Sometimes it’s more like an endurance challenge: how little can I get by with? We’ve done it here at Film Threat, budgeting out film festival coverage in what could be considered a sado-masochistic exercise more than “financially responsible” method of operation (the lesson we learned: just because something can be done on a survival-only method, doesn’t mean it should be done). And I caution WB similarly: just because you can survive without Picturehouse and Warner Independent, it doesn’t mean you should.
What I found truly interesting about the piece, however, was the reasoning behind the shuttering of both companies as it relates to the glut of indie fare in theaters:
“Horn cited the fact that 600 pics get released annually as having made the specialty biz less attractive financially in recent year.”
Are those numbers accurate? 600 specialty pics annually? Is this counting theatrical, DVD, VOD, etc? I mean, we review about 1,000+ films per year, sure, but I wouldn’t consider the majority of those films to be anything with a significant enough release to actually affect WB in such a way as to require them to shutter two companies. Many of the films were review are on the fest circuit without representation or distribution so… where did this figure come from? The reasoning continues:
“He also said that such pics have become more likely to screen at multiplexes rather than art-house venues and expressed confidence in Warner’s distribution side to ensure that smaller films receive the proper handling.”

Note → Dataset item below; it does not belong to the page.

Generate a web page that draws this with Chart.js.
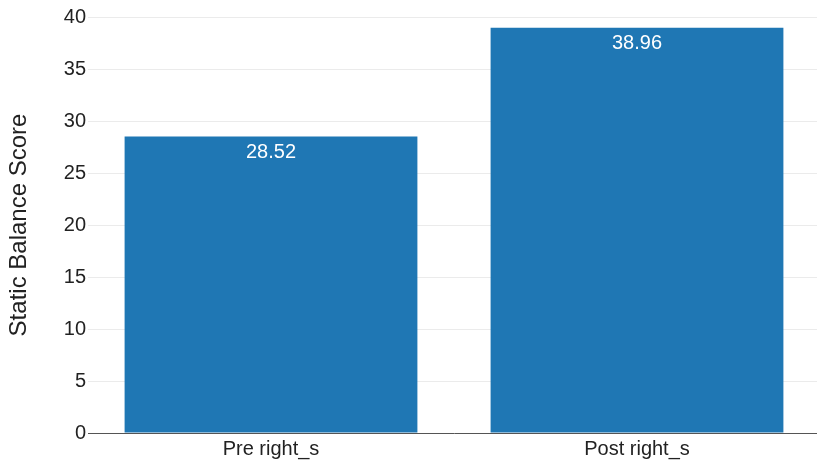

There were 600 specialty pics in multiplexes, really?
I understand how WB distribution enables them to work in whatever specialty flicks they do go after and market them aggressively, on par with their more blockbuster fare, but what’s the point of that? They’re specialty because they’re unique, often niche films, where the big publicity push wouldn’t properly work, do justice to or properly convey the film anyway. I think it’s a bone being thrown to the critics of this move that the WB isn’t “getting out of the indie film biz but stressed that it will still acquire and produce specialty pics,” but we all know that that’ll last about as long as the first major campaign fails to make said specialty film have a $10 million opening weekend (and I’m being conservative).
Furthermore, from a business standpoint, it seems like WB is absorbing and jettisoning, essentially making one big beast instead of a number of smaller, interconnected ones. While this makes sense from a “behemoth to conquer the world” mentality, it doesn’t leave for very much longevity or dispersement of risk. If one of the smaller companies took a hit, in the past, then it affected that smaller company primarily and WB as a satellite. Now… all guns aimed at one target, WB. If there’s a failure, the risk is all in. Isn’t this what happens right before another company comes in a buys out? Make it one easy transaction, top gets rich and all the satellite businesses don’t exist or don’t have a say?
Anyway, these are all just questions because I’m no economics major. I was never a future business leader of America, I don’t wear suits and working an average 9-5 will likely result in me wandering the Earth homeless rather than “content” in my cubicle jail. I’m a passionate film fan who gets the opportunity to share his opinions with the intarweb, and I’m sad to see Picturehouse and WIP go, and I’m just trying to figure out the logic, s’all.